The new loan exposure norms, announced in the April credit policy of the Reserve Bank of India, expanded the concept of 'capital funds' to include both the tier-I and tier-II capital while reducing the individual and group borrowers to 15 per cent and 40 per cent of capital, respectively. Earlier the cap on individual and group borrowers was at 20 per cent and 50 per cent, respectively.
Banks which are able increase their tier II capital will be able to leverage more in the new scenario. "Banks who want to be major player in the corporate loan segment need to have the capital base to lend more. At present, the credit offtake may be low but banks are taking advantage of the low interest rate regime to increase their tier II capital. This will help them in building up their capacity for future lending as and when the economy picks up," said a senior public sector banker.

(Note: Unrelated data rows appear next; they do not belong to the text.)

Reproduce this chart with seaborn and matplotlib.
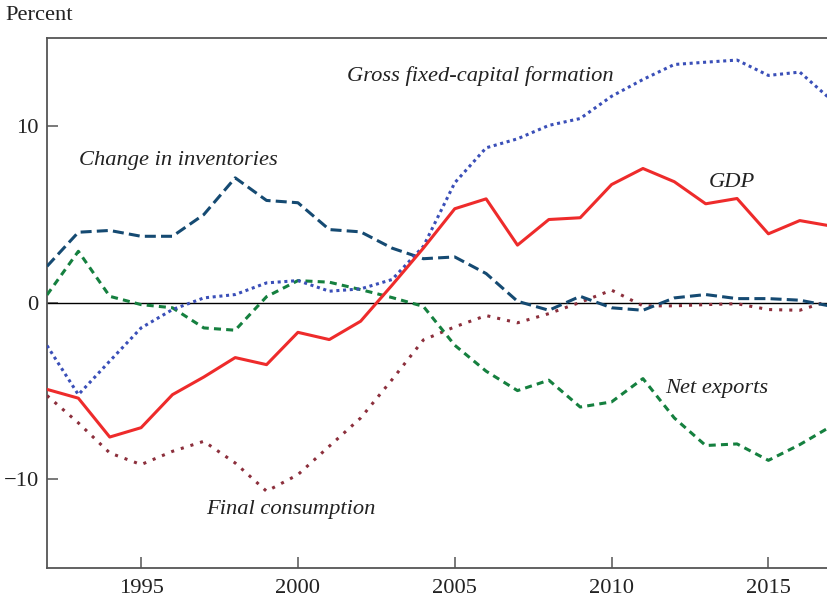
import numpy as np
import pandas as pd
import matplotlib
matplotlib.use("Agg")
import matplotlib.pyplot as plt
import seaborn as sns

# data (percent)
years = list(range(1992, 2018))

gdp = [-4.9, -5.4, -7.6, -7.07, -5.2, -4.2, -3.1, -3.5, -1.67, -2.08, -1.04, 1.0, 3.1,
       5.33, 5.89, 3.27, 4.72, 4.82, 6.7, 7.61, 6.86, 5.61, 5.91, 3.91, 4.66, 4.35]

gross_fixed = [-2.42, -5.2, -3.3, -1.42, -0.38, 0.28, 0.47, 1.13, 1.26, 0.66, 0.79, 1.32, 3.2,
               6.8, 8.78, 9.29, 10.05, 10.44, 11.7, 12.65, 13.5, 13.63, 13.75, 12.88, 13.07, 11.5]

inventories = [2.07, 4.0, 4.1, 3.77, 3.77, 5.0, 7.08, 5.8, 5.67, 4.15, 4.02, 3.1, 2.5,
               2.6, 1.66, 0.09, -0.42, 0.37, -0.28, -0.42, 0.28, 0.47, 0.24, 0.24, 0.15, -0.19]

net_exports = [0.45, 2.92, 0.37, -0.1, -0.28, -1.42, -1.55, 0.35, 1.26, 1.17, 0.75, 0.3, -0.2,
               -2.4, -3.87, -4.97, -4.38, -5.9, -5.61, -4.29, -6.52, -8.08, -7.99, -8.92, -8.03, -6.99]

final_consumption = [-5.25, -6.8, -8.5, -9.16, -8.41, -7.84, -9.07, -10.67, -9.73, -8.12, -6.52, -4.35, -2.1,
                     -1.36, -0.72, -1.13, -0.61, 0.03, 0.72, -0.17, -0.17, -0.1, -0.05, -0.38, -0.42, 0.15]

series_names = ["Gross fixed-capital formation", "Change in inventories", "GDP",
                "Net exports", "Final consumption"]

sns.set_style("ticks")
plt.rcParams['font.family'] = ['Liberation Serif', 'DejaVu Serif']

fig = plt.figure(figsize=(8.28, 5.98), dpi=100)
ax = fig.add_axes([47 / 828, 30.3 / 598, 1 - 47 / 828, (567.7 - 38) / 598])

ax.axhline(0, color='black', lw=1.0, zorder=1)

# draw order: background series first, GDP on top
styles = [
    (final_consumption, '#8c2f3c', (0, (1.0, 2.3)), 2.2),
    (inventories, '#154a72', (0, (3.6, 1.7)), 2.2),
    (net_exports, '#15803f', (0, (2.3, 1.7)), 2.2),
    (gross_fixed, '#3a4fb8', (0, (1.0, 1.2)), 2.2),
    (gdp, '#ee2b2b', '-', 2.2),
]
for vals, col, ls, lw in styles:
    sns.lineplot(x=years, y=vals, ax=ax, color=col, linestyle=ls, lw=lw, zorder=3)

ax.set_xlim(1992, 2016.9)
ax.set_ylim(-15, 15)
ax.set_xticks([1995, 2000, 2005, 2010, 2015])
ax.set_yticks([-10, 0, 10])
ax.set_yticklabels(['\u221210', '0', '10'])
ax.tick_params(direction='in', length=8, width=1.1, color='#555555',
               labelsize=16.2, labelcolor='#222222')
ax.tick_params(axis='x', pad=8)
ax.tick_params(axis='y', pad=6)

for side in ['left', 'bottom', 'top']:
    ax.spines[side].set_color('#555555')
    ax.spines[side].set_linewidth(1.3)
ax.spines['right'].set_visible(False)

# series labels
lab_kw = dict(fontsize=16.2, style='italic', color='#222222', va='center', ha='left')
ax.text(2001.58, 12.85, series_names[0], **lab_kw)
ax.text(1993.02, 8.05, series_names[1], **lab_kw)
ax.text(2013.09, 6.8, series_names[2], **lab_kw)
ax.text(2011.71, -4.87, series_names[3], **lab_kw)
ax.text(1997.08, -11.72, series_names[4], **lab_kw)

fig.text(5 / 828, 1 - 16 / 598, 'Percent', fontsize=16.2, color='#222222',
         va='center', ha='left')

fig.savefig('out.png', dpi=100)
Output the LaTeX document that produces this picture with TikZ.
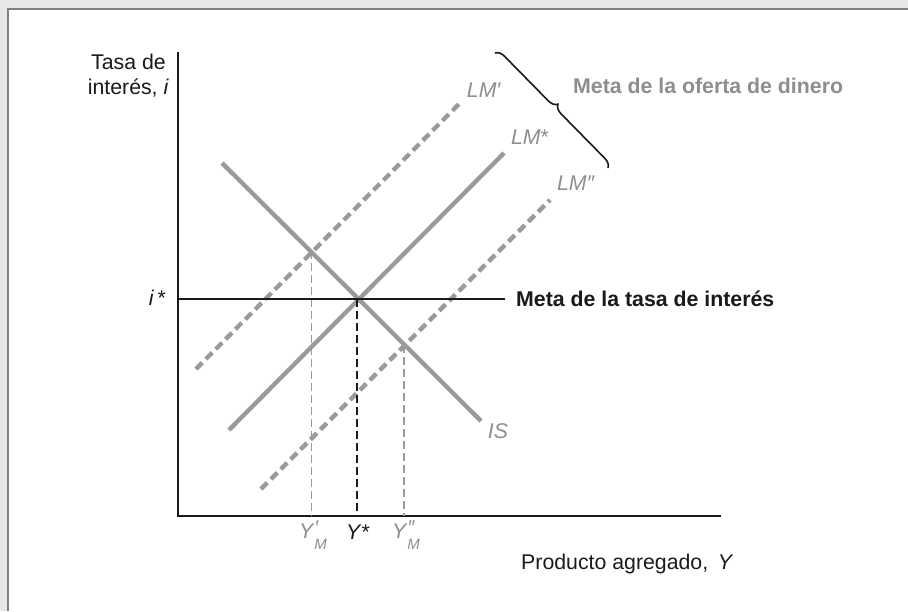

ICICI Bank hit the market around a month back with a 69 month Rs 200 crore-plus unlimited oversubscription issues. The bank mopped up Rs 227 crore at a cut-off rate of 9.75 per cent. Off late, the PNB mopped up Rs 300 crore via a 80-month tier issue with a cut-off at 10 per cent. Union Bank of India mopped up Rs 100 crore through a tier-II issue of non-convertible debentures recently.
The issue had a maturity period of 69 months and a coupon of 9.80 per cent payable annually. Canara Bank recently entered the market with a 67-month Rs 450 crore issue. The cut-off rate for issue was pegged at 9.70 per cent. OBC will hit the market with a 67-month issue for Rs 200 crore at 9.70 per cent on Monday.